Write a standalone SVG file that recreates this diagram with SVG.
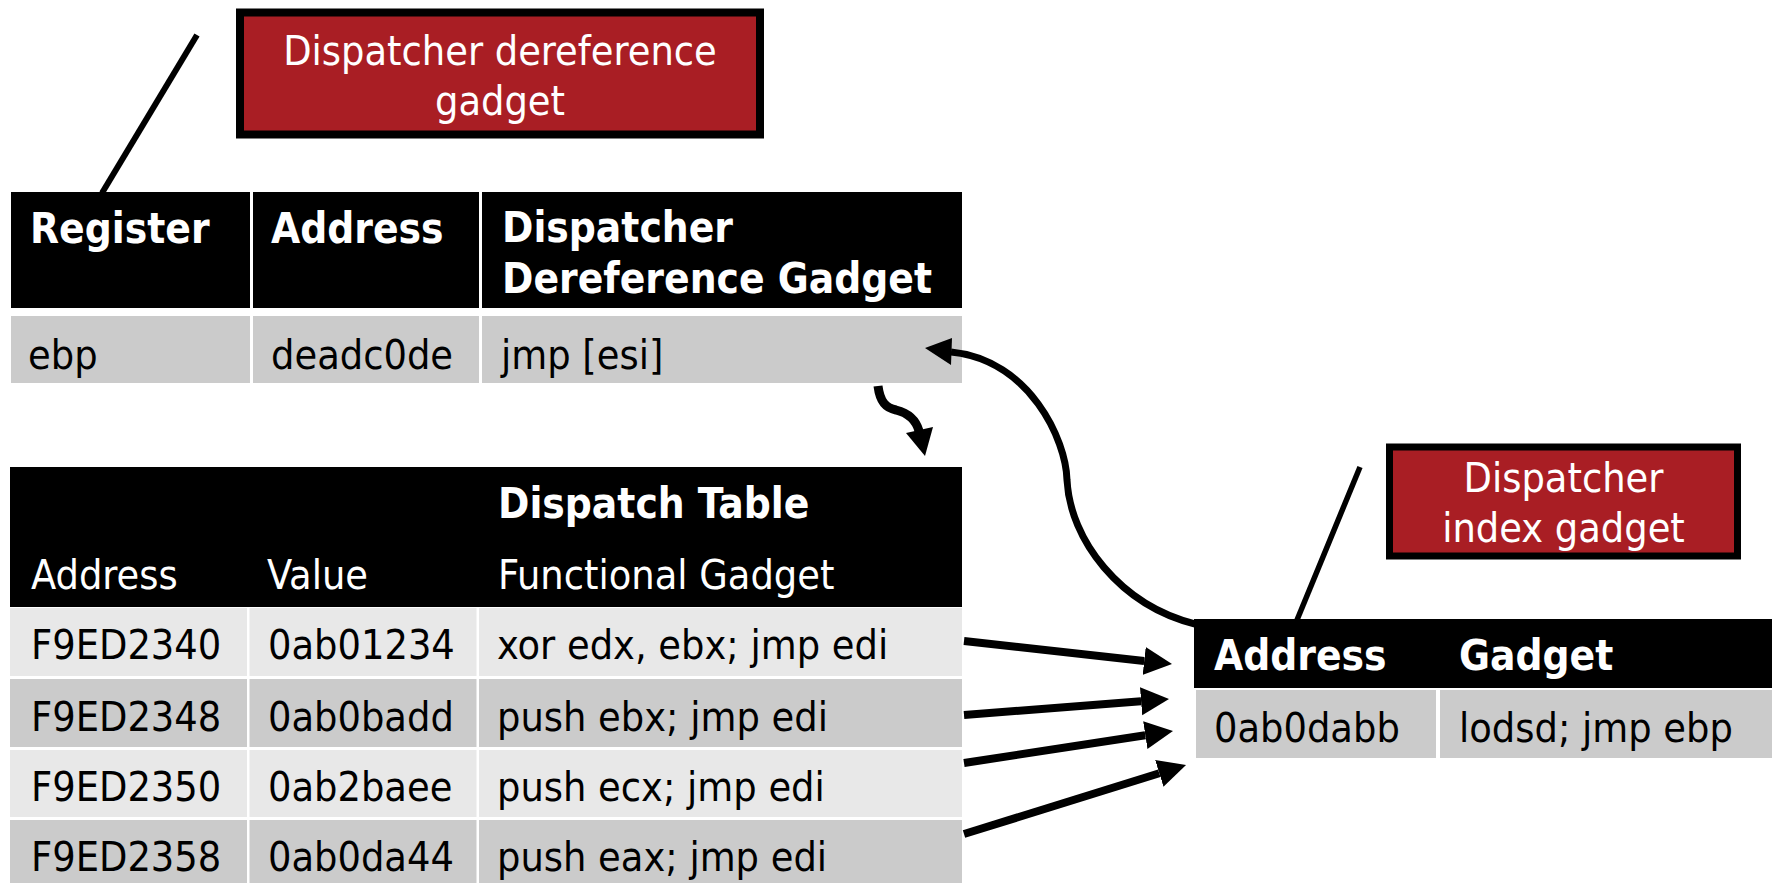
<svg xmlns="http://www.w3.org/2000/svg" width="1772" height="883" viewBox="0 0 1772 883">
<style>
.t{font-family:"DejaVu Sans Condensed","DejaVu Sans",sans-serif;font-size:41px;fill:#000}
.w{fill:#fff}
.b{font-weight:bold;font-size:42px}
.c{text-anchor:middle}
.hd{fill:#000}
.g1{fill:#cbcbcb}
.g2{fill:#e8e8e8}
.red{fill:#a91e24;stroke:#000;stroke-width:8}
.ln{stroke:#000;fill:none}
</style>
<defs>
<marker id="ah" markerUnits="userSpaceOnUse" markerWidth="30" markerHeight="30" viewBox="0 -15 30 30" refX="0" refY="0" orient="auto">
<path d="M0,-14 L28,0 L0,14 z" fill="#000"/>
</marker>
</defs>
<rect width="1772" height="883" fill="#fff"/>

<g id="callout-dereference">
<rect class="red" x="240" y="12.5" width="520" height="122"/>
<text class="t w c" x="500" y="65">Dispatcher dereference</text>
<text class="t w c" x="500" y="115">gadget</text>
</g>

<g id="callout-index">
<rect class="red" x="1389.5" y="447" width="348" height="109" style="stroke-width:7"/>
<text class="t w c" x="1563.5" y="492">Dispatcher</text>
<text class="t w c" x="1563.5" y="542">index gadget</text>
</g>

<g id="register-table">
<rect class="hd" x="11" y="192" width="239" height="116"/>
<rect class="hd" x="253" y="192" width="226" height="116"/>
<rect class="hd" x="482" y="192" width="480" height="116"/>
<rect class="g1" x="11" y="316" width="239" height="67"/>
<rect class="g1" x="253" y="316" width="226" height="67"/>
<rect class="g1" x="482" y="316" width="480" height="67"/>
<text class="t w b" x="30" y="243">Register</text>
<text class="t w b" x="271" y="243">Address</text>
<text class="t w b" x="502" y="242">Dispatcher</text>
<text class="t w b" x="502" y="293">Dereference Gadget</text>
<text class="t" x="28" y="369">ebp</text>
<text class="t" x="271" y="369">deadc0de</text>
<text class="t" x="501" y="369">jmp [esi]</text>
</g>

<g id="dispatch-table">
<rect class="hd" x="10" y="467" width="952" height="140"/>
<text class="t w b" x="498" y="518">Dispatch Table</text>
<text class="t w" x="31" y="589">Address</text>
<text class="t w" x="267" y="589">Value</text>
<text class="t w" x="498" y="589">Functional Gadget</text>
<rect class="g2" x="10" y="608" width="237" height="68"/>
<rect class="g2" x="249.5" y="608" width="227" height="68"/>
<rect class="g2" x="479" y="608" width="483" height="68"/>
<rect class="g1" x="10" y="679" width="237" height="68"/>
<rect class="g1" x="249.5" y="679" width="227" height="68"/>
<rect class="g1" x="479" y="679" width="483" height="68"/>
<rect class="g2" x="10" y="750" width="237" height="67"/>
<rect class="g2" x="249.5" y="750" width="227" height="67"/>
<rect class="g2" x="479" y="750" width="483" height="67"/>
<rect class="g1" x="10" y="820" width="237" height="63"/>
<rect class="g1" x="249.5" y="820" width="227" height="63"/>
<rect class="g1" x="479" y="820" width="483" height="63"/>
<text class="t" x="31" y="659">F9ED2340</text>
<text class="t" x="268" y="659">0ab01234</text>
<text class="t" x="497" y="659">xor edx, ebx; jmp edi</text>
<text class="t" x="31" y="731">F9ED2348</text>
<text class="t" x="268" y="731">0ab0badd</text>
<text class="t" x="497" y="731">push ebx; jmp edi</text>
<text class="t" x="31" y="801">F9ED2350</text>
<text class="t" x="268" y="801">0ab2baee</text>
<text class="t" x="497" y="801">push ecx; jmp edi</text>
<text class="t" x="31" y="871">F9ED2358</text>
<text class="t" x="268" y="871">0ab0da44</text>
<text class="t" x="497" y="871">push eax; jmp edi</text>
</g>

<g id="index-table">
<rect class="hd" x="1194" y="619" width="578" height="69"/>
<rect class="g1" x="1196" y="690" width="240" height="68"/>
<rect class="g1" x="1440" y="690" width="332" height="68"/>
<text class="t w b" x="1214" y="670">Address</text>
<text class="t w b" x="1459" y="670">Gadget</text>
<text class="t" x="1214" y="742">0ab0dabb</text>
<text class="t" x="1459" y="742">lodsd; jmp ebp</text>
</g>

<g id="connectors">
<line class="ln" x1="197" y1="35" x2="102" y2="193" stroke-width="6"/>
<line class="ln" x1="1360" y1="467" x2="1297" y2="620" stroke-width="5.5"/>
<path class="ln" d="M878 386 C880 402 886 408 896 410 C908 413 916 420 919 431" stroke-width="9"/>
<polygon points="906,433 933,427 925,456" fill="#000"/>
<path class="ln" d="M1195 624 C1120 605 1070 540 1067 480 C1066 440 1030 360 951 352" stroke-width="7"/>
<polygon points="952,338 951,365 925,348" fill="#000"/>
<line class="ln" x1="964" y1="641" x2="1144.2" y2="660.9" stroke-width="8" marker-end="url(#ah)"/>
<line class="ln" x1="964" y1="715" x2="1141.1" y2="701.2" stroke-width="8" marker-end="url(#ah)"/>
<line class="ln" x1="964" y1="763" x2="1145.3" y2="735.2" stroke-width="8" marker-end="url(#ah)"/>
<line class="ln" x1="964" y1="834" x2="1159.3" y2="773.3" stroke-width="8" marker-end="url(#ah)"/>
</g>
</svg>
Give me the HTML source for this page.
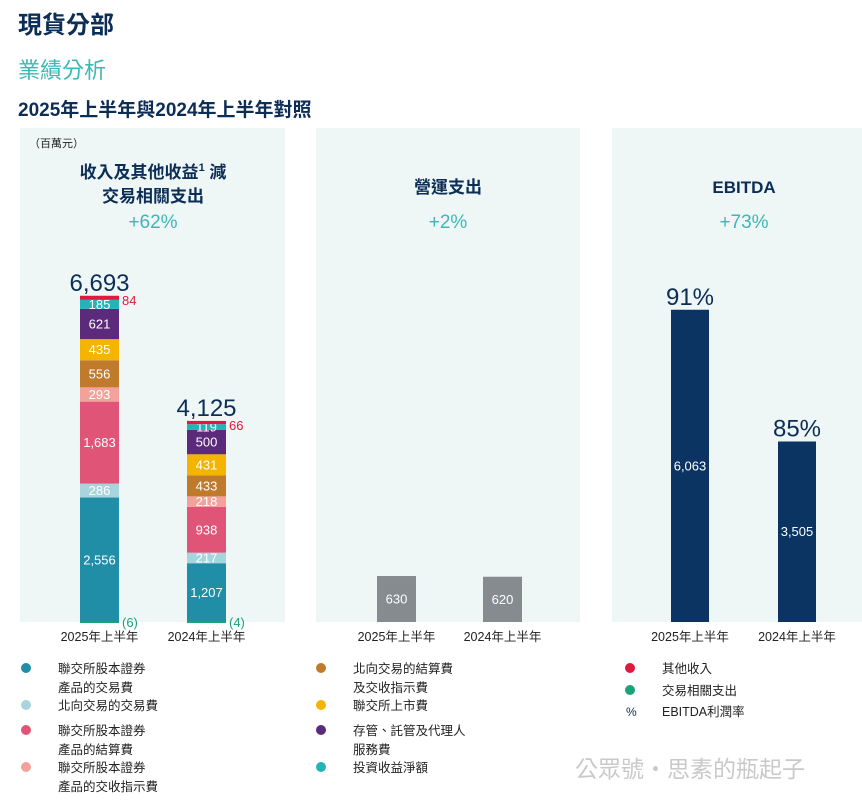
<!DOCTYPE html>
<html><head><meta charset="utf-8">
<style>
body{margin:0;background:#fff;width:862px;height:797px;overflow:hidden;font-family:"Liberation Sans","Noto Sans CJK TC",sans-serif;}
svg text{font-family:"Liberation Sans","Noto Sans CJK TC",sans-serif;}
</style></head>
<body>
<svg id="chart" width="862" height="797" xmlns="http://www.w3.org/2000/svg">
<text x="18" y="33" font-size="24" font-weight="bold" fill="#0c2d55">現貨分部</text>
<text x="18" y="78" font-size="22" fill="#3bb8b5">業績分析</text>
<text x="18" y="116" font-size="19" font-weight="bold" fill="#0c2d55">2025年上半年與2024年上半年對照</text>
<rect x="20" y="128" width="265" height="494" fill="#eef7f6"/>
<rect x="316" y="128" width="264" height="494" fill="#eef7f6"/>
<rect x="612" y="128" width="250" height="494" fill="#eef7f6"/>
<text x="29" y="147" font-size="11" fill="#222">（百萬元）</text>
<text x="153" y="178" font-size="17" font-weight="bold" fill="#0c2d55" text-anchor="middle">收入及其他收益<tspan font-size="11" dy="-7">1</tspan><tspan dy="7"> 減</tspan></text>
<text x="153" y="202" font-size="17" font-weight="bold" fill="#0c2d55" text-anchor="middle">交易相關支出</text>
<text x="153" y="228" font-size="19" fill="#3bb8b5" text-anchor="middle">+62%</text>
<text x="448" y="193" font-size="17" font-weight="bold" fill="#0c2d55" text-anchor="middle">營運支出</text>
<text x="448" y="228" font-size="19" fill="#3bb8b5" text-anchor="middle">+2%</text>
<text x="744" y="193" font-size="17" font-weight="bold" fill="#0c2d55" text-anchor="middle">EBITDA</text>
<text x="744" y="228" font-size="19" fill="#3bb8b5" text-anchor="middle">+73%</text>
<g id="g1"></g><g id="g2"></g><g id="g3"></g><g id="legend"></g>
</svg>
<script>
const periods = ["2025年上半年","2024年上半年"];
const segNames = ["聯交所股本證券產品的交易費","北向交易的交易費","聯交所股本證券產品的結算費","聯交所股本證券產品的交收指示費","北向交易的結算費及交收指示費","聯交所上市費","存管、託管及代理人服務費","投資收益淨額","其他收入"];
const segColors = ["#1f8ea6","#a8d4dd","#e05577","#f3a29b","#c07a2c","#f5b400","#5b2a7a","#22b5b8","#e0193f"];
const seg2025 = [2556,286,1683,293,556,435,621,185,84];
const seg2024 = [1207,217,938,218,433,431,500,119,66];
const txnCost = [-6,-4];
const totals = ["6,693","4,125"];
const opex = [630,620];
const ebitda = [6063,3505];
const margin = ["91%","85%"];

const NS="http://www.w3.org/2000/svg";
function el(p,tag,attrs,txt){const e=document.createElementNS(NS,tag);for(const k in attrs)e.setAttribute(k,attrs[k]);if(txt!==undefined)e.textContent=txt;p.appendChild(e);return e;}
const base=622;
const fmt=v=>v.toLocaleString('en-US');

// panel 1
const y1=v=>v*0.0487;
const g1=document.getElementById('g1');
const bx1=[80,187], bw=39;
[seg2025,seg2024].forEach((vals,i)=>{
  let cum=0;
  vals.forEach((v,j)=>{
    const h=y1(v), top=base-y1(cum)-h;
    const r=el(g1,'rect',{x:bx1[i],y:top,width:bw,height:h,fill:segColors[j]});
    
    
    if(j<8){const t=el(g1,'text',{x:bx1[i]+bw/2,y:top+h/2+4.5,'font-size':13,fill:'#fff','text-anchor':'middle'},fmt(v));
      
      }
    else{const t=el(g1,'text',{x:bx1[i]+bw+3,y:top+9,'font-size':13,fill:'#e0193f'},fmt(v));
      
      }
    cum+=v;
  });
  const r=el(g1,'rect',{x:bx1[i],y:base-1,width:bw,height:2,fill:'#1aa37a'});
  
  
  const tc=el(g1,'text',{x:bx1[i]+bw+3,y:base+5,'font-size':13,fill:'#1aa37a'},'('+Math.abs(txnCost[i])+')');
  
  
  const tt=el(g1,'text',{x:bx1[i]+bw/2,y:base-y1(cum)-5,'font-size':24,fill:'#0c2d55','text-anchor':'middle'},totals[i]);
  
  
  const xl=el(g1,'text',{x:bx1[i]+bw/2,y:641,'font-size':12.5,fill:'#222','text-anchor':'middle'},periods[i]);
  
  
});
// panel 2
const g2=document.getElementById('g2');
const bx2=[377,483];
opex.forEach((v,i)=>{
  const h=v*0.073;
  const r=el(g2,'rect',{x:bx2[i],y:base-h,width:bw,height:h,fill:'#868b90'});
  
  
  const t=el(g2,'text',{x:bx2[i]+bw/2,y:base-h/2+4.5,'font-size':13,fill:'#fff','text-anchor':'middle'},fmt(v));
  
  
  const xl=el(g2,'text',{x:bx2[i]+bw/2,y:641,'font-size':12.5,fill:'#222','text-anchor':'middle'},periods[i]);
  
  
});
// panel 3
const g3=document.getElementById('g3');
const bx3=[671,778];
ebitda.forEach((v,i)=>{
  const h=v*0.0515;
  const r=el(g3,'rect',{x:bx3[i],y:base-h,width:38,height:h,fill:'#0b3463'});
  
  
  const t=el(g3,'text',{x:bx3[i]+19,y:base-h/2+4.5,'font-size':13,fill:'#fff','text-anchor':'middle'},fmt(v));
  
  
  const m=el(g3,'text',{x:bx3[i]+19,y:base-h-5,'font-size':24,fill:'#0c2d55','text-anchor':'middle'},margin[i]);
  
  
  const xl=el(g3,'text',{x:bx3[i]+19,y:641,'font-size':12.5,fill:'#222','text-anchor':'middle'},periods[i]);
  
  
});
// legend
const lg=document.getElementById('legend');
const legItems=[
 [26,668,"#1f8ea6",["聯交所股本證券","產品的交易費"]],
 [26,705,"#a8d4dd",["北向交易的交易費"]],
 [26,730,"#e05577",["聯交所股本證券","產品的結算費"]],
 [26,767,"#f3a29b",["聯交所股本證券","產品的交收指示費"]],
 [321,668,"#c07a2c",["北向交易的結算費","及交收指示費"]],
 [321,705,"#f5b400",["聯交所上市費"]],
 [321,730,"#5b2a7a",["存管、託管及代理人","服務費"]],
 [321,767,"#22b5b8",["投資收益淨額"]],
 [630,668,"#e0193f",["其他收入"]],
 [630,690,"#1aa37a",["交易相關支出"]]
];
legItems.forEach(it=>{
  const c=el(lg,'circle',{cx:it[0],cy:it[1],r:5,fill:it[2]});
  
  
  it[3].forEach((s,k)=>{
    const t=el(lg,'text',{x:it[0]+32,y:it[1]+5+k*19,'font-size':12.5,fill:'#222'},s);
    
    
  });
});
const p=el(lg,'text',{x:626,y:716,'font-size':12,fill:'#0c2d55'},'%');


const pl=el(lg,'text',{x:662,y:716,'font-size':12.5,fill:'#222'},'EBITDA利潤率');


const wm=el(lg,'text',{x:575,y:777,'font-size':23,fill:'#bbb','fill-opacity':'0.8'},'公眾號・思素的瓶起子');


</script>
</body></html>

■ Task prompt:
Identify the lines that contain the string "this", and copy every one of them.

■ Problem solution:
Write a standalone SVG file that recreates this diagram with SVG.
Give me the HTML source for this page.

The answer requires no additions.